Lucu dan aneh sebenarnya, mengapa orang dan juga media berlomba menyajikan presiden atau Jokowi marah? Malah tidak memberikan warta kemarahan itu mengapa. Toh bisa paham dengan kondisi kekinian dengan berbagai isu dan celah untuk menjatuhkan wibawa pemerintah.
Secara politis, langsung orang dan parpol berlomba untuk unjuk gigi, merasa layak, pantas, dan menampilkan citra baik untuk bisa masuk pada kabinet. Makin lucu partai pengusung dan pendukung pemerintah malah adem ayem, eh oposan pada genit dan merasa seolah-olah pasti ada reshuffle atau diajak serta. Tapi namanya ngarep dan pengin sih bebas to ya....
Parpol pengusung dan pendukung adem ayem. Sangat tidak mungkin presiden tidak berbicara kepada ketua umum partai politik yang mengusungnya dalam pilpres. Semua tentu ada tata krama, etika, dan kepatutan. Itu yang tampaknya terjalin dengan baik selama ini. kecenderungan harmonis dan tidak ada yang aneh-aneh.
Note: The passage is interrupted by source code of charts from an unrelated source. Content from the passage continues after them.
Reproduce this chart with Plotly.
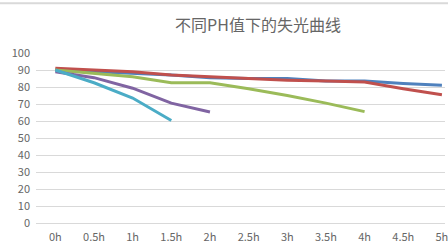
import plotly.graph_objects as go

categories = ["0h", "0.5h", "1h", "1.5h", "2h", "2.5h", "3h", "3.5h", "4h", "4.5h", "5h"]
series_names = ["PH1", "PH2", "PH3", "PH4", "PH5"]
blue = [90, 89, 88, 87, 85.5, 85, 85, 83.5, 83.5, 82, 81]
red = [91, 90, 89, 87, 86, 85, 84, 83.5, 83, 79, 75.5]
green = [90, 88, 86, 82.5, 82.5, 79, 75, 70.5, 65.5]
purple = [89, 85.5, 79.3, 70.5, 65.3]
cyan = [90, 82.5, 73.5, 60.3]
colors = ["#4F81BD", "#C0504D", "#9BBB59", "#8064A2", "#4BACC6"]
values = [blue, red, green, purple, cyan]

fig = go.Figure()
for name, vals, col in zip(series_names, values, colors):
    fig.add_trace(go.Scatter(
        x=categories[:len(vals)], y=vals, mode="lines", name=name,
        line=dict(color=col, width=3), showlegend=False,
    ))

fig.update_layout(
    width=448, height=244,
    margin=dict(l=36, r=0, t=53, b=17),
    paper_bgcolor="white", plot_bgcolor="white",
    font=dict(family="Noto Sans CJK SC, Open Sans, sans-serif", color="#595959", size=11),
    title=dict(text="不同PH值下的失光曲线", x=258/448, xanchor="center", xref="container",
               y=1 - 25/244, yanchor="middle", yref="container",
               font=dict(size=16, color="#666666", family="Noto Sans CJK SC")),
    xaxis=dict(type="category", categoryorder="array", categoryarray=categories,
               range=[-0.5, 10.08], showgrid=False, showline=False, ticks="",
               tickfont=dict(size=11, color="#666666"), ticklabelstandoff=6,
               fixedrange=True),
    yaxis=dict(range=[0, 100], dtick=10, showgrid=True, gridcolor="#D9D9D9", gridwidth=1,
               zeroline=True, zerolinecolor="#D9D9D9", zerolinewidth=1,
               showline=False, ticks="", tickfont=dict(size=11, color="#666666"),
               ticklabelstandoff=5),
    shapes=[dict(type="line", xref="paper", yref="paper", x0=-0.1, x1=1.1,
                 y0=(244 - 2 - 17) / 174, y1=(244 - 2 - 17) / 174,
                 line=dict(color="#D9D9D9", width=2))],
)

fig.write_html("out.html")
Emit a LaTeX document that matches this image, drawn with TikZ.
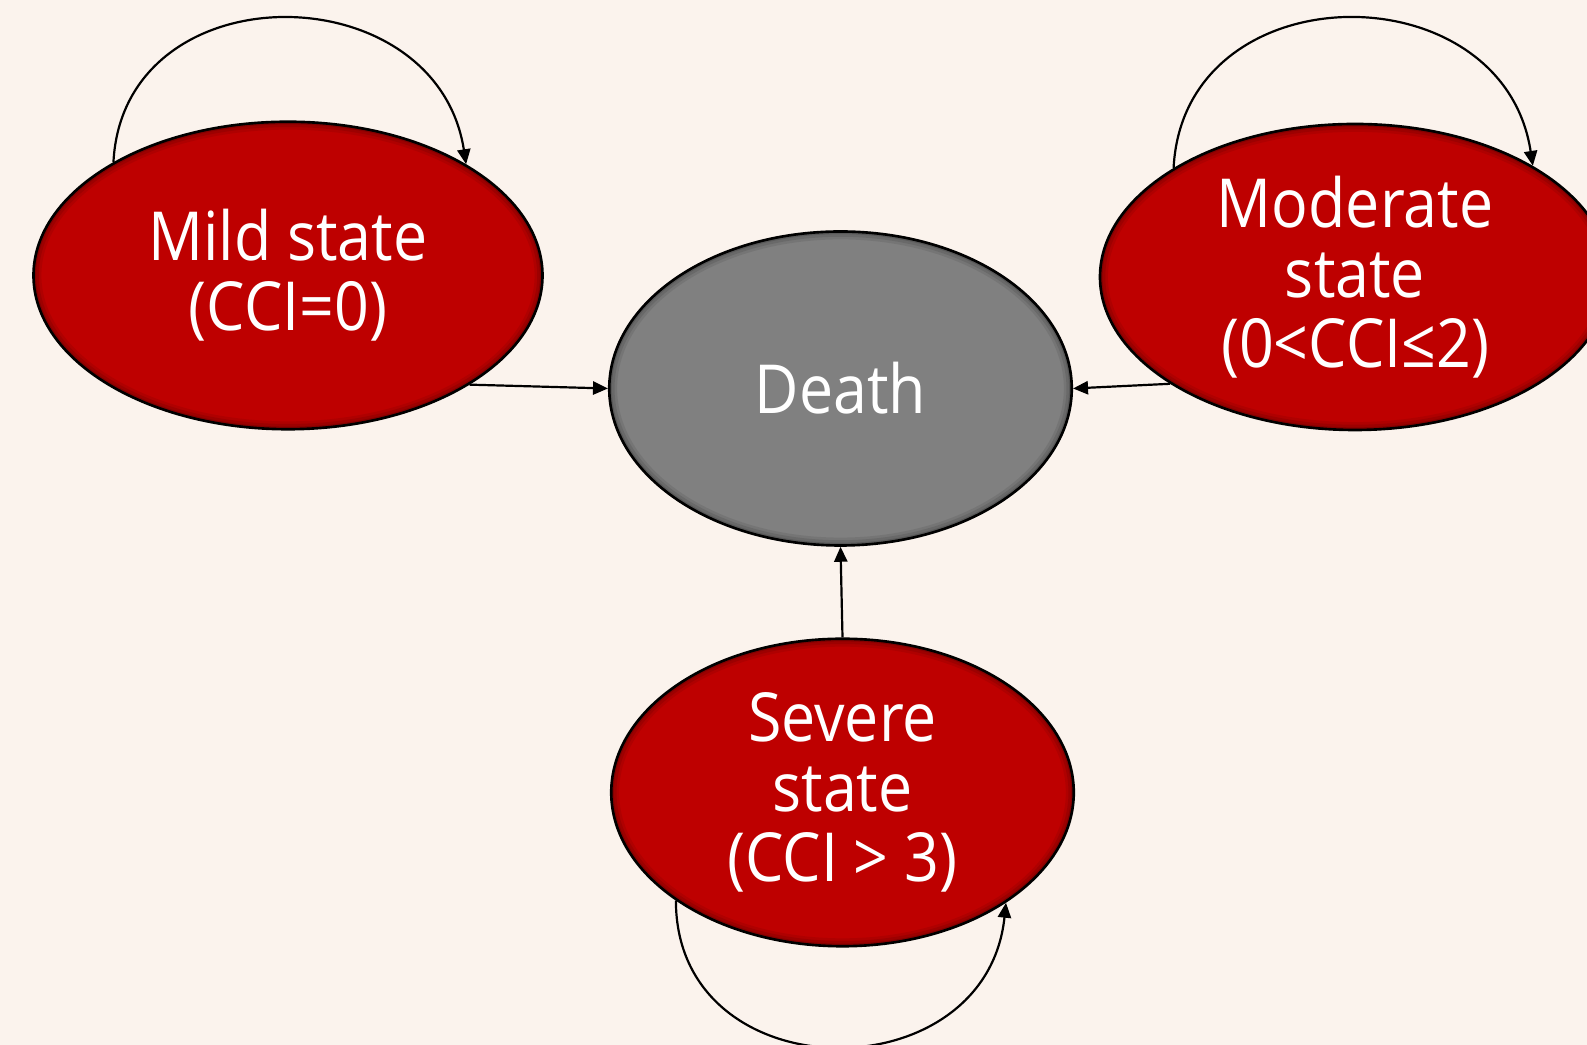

Lucu malah yang di luar pada caper dan seolah gadis yang melihat cowok sedang jomlo.
Tanpa perlu membahas para ngarepwan dengan label relawan. Lha ngarep jabatan dan kursi kog ngaku relawan, itu namanya ngarepwan. Itu tidak usah diulas wong sudah jelas.
PKS. Entah ini pancingan pewarta yang memang menggoda, sempat terlontar kalau PKS tidak mau masuk kabinet. Lha iyalah, tidak tertarik, wong tidak ada yang menawarkan. Lucu saja respons cepat seolah ada yang mau mengajak. Mengapa kecenderungan sengaja PKS dialienasikan?
Satu, mereka selalu ngotot menolak Pancasila. Aneh dan lucu memang, enggan mengakui Pancasila namun tetap ikut dan hidup dalam alam Pancasila. Entah model macam apa pola mereka ini.
Dua, dulu, awal-awal presiden PKS dijabat Sohibul Imam, kisaran 2015, mereka sudah mencoba mendekat ke istana. Mengekor ala PAN dan ternyata tidak ada sambutan yang cukup untuk bergabung.
Tiga, mereka ini termasuk lebih ugal-ugalan dalam menjadi oposan dibandingkan Gerindra periode lalu. Apalagi sekarang karena hanya mereka yang memiliki cukup keberanian untuk oposan dan waton sulaya.
Empat, setiap isu melengserkan presiden, ada saja oknum PKS yang ikut atau meramaikan. Lha kondisi seperti ini tentu tidak layak untuk masuk dalam kabinet.